While the tracks aren’t bad (“Cowboy Blues,” in fact, shines as one of the more clever and genuine songs of the album), the backdrop of Sebert’s abrasive pop makes them feel clunky. It’s of great merit that Sebert stands by her genre and creative intuition, refusing to lock into the brash, Chainsmokers-esque instrumental chorus so many artists have fallen prey to. She’s blazing her own path. Still, the ingenuity comes at a sharp cost. It renders High Road irregular.

The album’s greatest downfall — despite its credit list of highbrow, well-awarded producers and writers — is its sloppiness. Bits like the TLC-reminiscent “Honey” and “Little Bit of Love” feel unfair to what Kesha has proven she can do. The tracks feel grossly manufactured and inauthentic. The lyrics are embarrassing (“I’m writing this on a yacht in the French Riviera / Delete my number bitch, sayonara”) and the choruses are careless, three-chord repetitions and filler “woah-ohs,” as if Kesha forgot what she was capable of. These songs feel placed to fill a quota. Sebert’s talent for tongue-in-cheek party anthems or provocative ballads, even if reduced to a short EP, will triumph over such fillers any day.

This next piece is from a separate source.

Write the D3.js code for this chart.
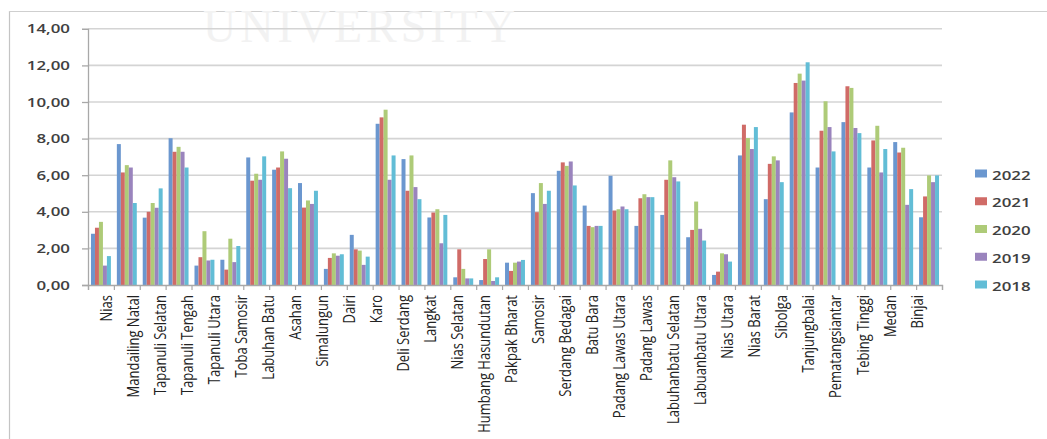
<!DOCTYPE html>
<html>
<head>
<meta charset="utf-8">
<script src="https://cdn.jsdelivr.net/npm/d3@7"></script>
<style>
  html, body { margin: 0; padding: 0; background: #fff; }
  svg { display: block; }
</style>
</head>
<body>
<svg id="chart" width="1047" height="439"></svg>
<script>
// Series (legend order)
const years = ["2022", "2021", "2020", "2019", "2018"];
const seriesColors = ["#6b97cf", "#d06b67", "#aecb78", "#9a84bd", "#62bdd6"];

// Region names written under the category axis
const regionLabels = [
  "Nias", "Mandailing Natal", "Tapanuli Selatan", "Tapanuli Tengah", "Tapanuli Utara",
  "Toba Samosir", "Labuhan Batu", "Asahan", "Simalungun", "Dairi", "Karo",
  "Deli Serdang", "Langkat", "Nias  Selatan", "Humbang Hasundutan", "Pakpak Bharat",
  "Samosir", "Serdang Bedagai", "Batu Bara", "Padang Lawas Utara", "Padang Lawas",
  "Labuhanbatu Selatan", "Labuanbatu Utara", "Nias Utara", "Nias Barat", "Sibolga",
  "Tanjungbalai", "Pematangsiantar", "Tebing Tinggi", "Medan", "Binjai"
];

// Values per category slot, one array per year
const v2022 = [2.80, 7.70, 3.68, 8.02, 1.06, 1.38, 6.97, 6.30, 5.57, 0.88, 2.74, 8.81, 6.88, 3.69, 0.42, 0.27, 1.22,
               5.02, 6.24, 4.34, 5.97, 3.23, 3.83, 2.61, 0.55, 7.08, 4.69, 9.43, 6.42, 8.90, 6.42, 7.81, 3.70];
const v2021 = [3.13, 6.15, 4.00, 7.28, 1.52, 0.84, 5.70, 6.42, 4.23, 1.48, 1.95, 9.16, 5.15, 3.96, 1.95, 1.42, 0.77,
               3.98, 6.70, 3.23, 4.07, 4.74, 5.75, 3.01, 0.73, 8.76, 6.62, 11.04, 8.43, 10.86, 7.90, 7.24, 4.84];
const v2020 = [3.45, 6.55, 4.48, 7.55, 2.94, 2.53, 6.08, 7.30, 4.62, 1.73, 1.88, 9.58, 7.08, 4.14, 0.88, 1.95, 1.22,
               5.57, 6.51, 3.16, 4.14, 4.96, 6.81, 4.56, 1.73, 8.03, 7.03, 11.55, 10.04, 10.77, 8.70, 7.50, 5.99];
const v2019 = [1.06, 6.42, 4.22, 7.28, 1.34, 1.25, 5.75, 6.90, 4.43, 1.60, 1.10, 5.75, 5.35, 2.28, 0.36, 0.22, 1.28,
               4.43, 6.75, 3.23, 4.29, 4.80, 5.89, 3.07, 1.68, 7.43, 6.81, 11.17, 8.63, 8.58, 6.15, 4.38, 5.62];
const v2018 = [1.58, 4.48, 5.28, 6.42, 1.38, 2.13, 7.03, 5.29, 5.15, 1.68, 1.55, 7.08, 4.69, 3.83, 0.36, 0.42, 1.37,
               5.15, 5.44, 3.23, 4.14, 4.80, 5.66, 2.43, 1.28, 8.63, 5.62, 12.17, 7.30, 8.30, 7.43, 5.24, 5.99];

const yTicks = [0, 2, 4, 6, 8, 10, 12, 14];

const seriesValues = [v2022, v2021, v2020, v2019, v2018];
const slots = d3.range(v2022.length);

const svg = d3.select("#chart");
const fontFamily = "'Open Sans', 'DejaVu Sans', sans-serif";
const stretch = "scale(1.3,1)";

// Outer frame (top and left edges)
svg.append("line").attr("x1", 9.5).attr("x2", 9.5).attr("y1", 11).attr("y2", 439)
  .attr("stroke", "#c4c4c4").attr("stroke-width", 1.2);
svg.append("line").attr("x1", 9).attr("x2", 1047).attr("y1", 11.5).attr("y2", 11.5)
  .attr("stroke", "#cfcfcf").attr("stroke-width", 1.2);

// Faint watermark lettering at the top
svg.append("text")
  .attr("x", 203).attr("y", 42)
  .attr("font-family", "'Liberation Serif', serif")
  .attr("font-size", 46)
  .attr("letter-spacing", 4)
  .attr("fill", "#f2f2f2")
  .text("UNIVERSITY");

// Scales
const x = d3.scaleBand().domain(slots).range([88, 942]).paddingInner(0.23).paddingOuter(0.115);
const xs = d3.scaleBand().domain(years).range([0, x.bandwidth()]);
const y = d3.scaleLinear().domain([0, 14]).range([285, 28.8]);
const slotEdges = d3.scaleLinear().domain([0, slots.length]).range([88, 942]);
const labelPos = d3.scalePoint().domain(regionLabels).range([105, 916]);

const locale = d3.formatLocale({ decimal: ",", thousands: ".", grouping: [3], currency: ["", ""] });
const fmt = locale.format(".2f");

// Horizontal gridlines
svg.append("g")
  .selectAll("line")
  .data(yTicks.filter(t => t > 0))
  .join("line")
  .attr("x1", 88).attr("x2", 942)
  .attr("y1", d => y(d)).attr("y2", d => y(d))
  .attr("stroke", "#d4d4d4").attr("stroke-width", 1.6);

// Bars
const groups = svg.append("g")
  .selectAll("g")
  .data(slots)
  .join("g")
  .attr("transform", d => `translate(${x(d)},0)`);

groups.selectAll("rect")
  .data(i => years.map((yr, k) => ({ yr, k, v: seriesValues[k][i] })))
  .join("rect")
  .attr("x", d => xs(d.yr))
  .attr("width", xs.bandwidth())
  .attr("y", d => y(d.v))
  .attr("height", d => y(0) - y(d.v))
  .attr("fill", d => seriesColors[d.k]);

// Value axis
const yAxis = svg.append("g")
  .attr("transform", "translate(88,0)")
  .call(d3.axisLeft(y).tickValues(yTicks).tickSize(6).tickFormat(fmt));
yAxis.select(".domain").attr("stroke", "#a8a8a8").attr("stroke-width", 1.3);
yAxis.selectAll(".tick line").attr("stroke", "#a8a8a8").attr("stroke-width", 1.3);
yAxis.selectAll(".tick text")
  .attr("x", 0)
  .attr("transform", `translate(-18,0) ${stretch}`)
  .attr("font-family", fontFamily)
  .attr("font-weight", 600)
  .attr("font-size", 13)
  .attr("fill", "#404040");

// Category axis line with ticks between slots
const xAxis = svg.append("g")
  .attr("transform", "translate(0,285)")
  .call(d3.axisBottom(slotEdges).tickValues(d3.range(slots.length + 1)).tickSize(5).tickFormat(""));
xAxis.select(".domain").attr("stroke", "#a8a8a8").attr("stroke-width", 1.3);
xAxis.selectAll(".tick line").attr("stroke", "#a8a8a8").attr("stroke-width", 1.2);

// Rotated region labels
const labelAxis = svg.append("g")
  .attr("transform", "translate(0,285)")
  .call(d3.axisBottom(labelPos).tickSize(0));
labelAxis.select(".domain").remove();
labelAxis.selectAll(".tick text")
  .attr("x", 0).attr("y", 0)
  .attr("dy", "0.36em")
  .attr("transform", `translate(0,10) ${stretch} rotate(-90)`)
  .attr("text-anchor", "end")
  .attr("font-family", fontFamily)
  .attr("font-size", 13)
  .attr("fill", "#222");

// Legend
const legendY = d3.scalePoint().domain(years).range([173.5, 284.5]);
const legend = svg.append("g")
  .selectAll("g")
  .data(years)
  .join("g")
  .attr("transform", d => `translate(975,${legendY(d)})`);
legend.append("rect")
  .attr("x", 0).attr("y", -4).attr("width", 12).attr("height", 8)
  .attr("fill", (d, i) => seriesColors[i]);
legend.append("text")
  .attr("transform", `translate(17,6) ${stretch}`)
  .attr("font-family", fontFamily)
  .attr("font-weight", 600)
  .attr("font-size", 13)
  .attr("fill", "#404040")
  .text(d => d);
</script>
</body>
</html>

Irregularity and the occasional phoniness don’t make or break an album, though, and High Road’s better patches aren’t just better — they’re fantastic. The start of the album is the most exceptional. In just the way Sebert roars into the album on “Tonight,” it’s clear that this patch of pop is Kesha at her best. Over the next three tracks, she leaps over fresh-sounding glitter hits, each more distinct than the next. On “Tonight,” she’s got wine in her backpack and hasn’t seen her boyfriend in a month. On “My Own Dance,” she’s firing back at critics who tell her to “kinda rap and not be so sad.” “High Road,” falling just before the tonal shift, is perhaps the album’s best track. On it, Sebert maintains both her party-pop sound and her authentic style, but most importantly, her heart feels into it. It’s the accessible, clear-eyed optimism that is so familiar.  “I don’t know where I’ll end up / But I’m laughing, I ain’t losing no sleep,” Kesha sings. She slides effortlessly in and out of her growl-rap, blending her image but also spotlighting her talent for duplexity — to be both kind and reckless, both sleazy and caring. She’s taking the high road, but that doesn’t mean she’s sacrificing anything for it.

Kesha has the capacity for cross-genre greatness, licking up bubblegum pop hits, country-pop and late ’70s glam rock. She proved it on Rainbow, and proved it again on High Road. Still, there is a genius album, one more cohesive and careful than High Road, waiting to be presented. And we’ll be here when Kesha is ready to present it.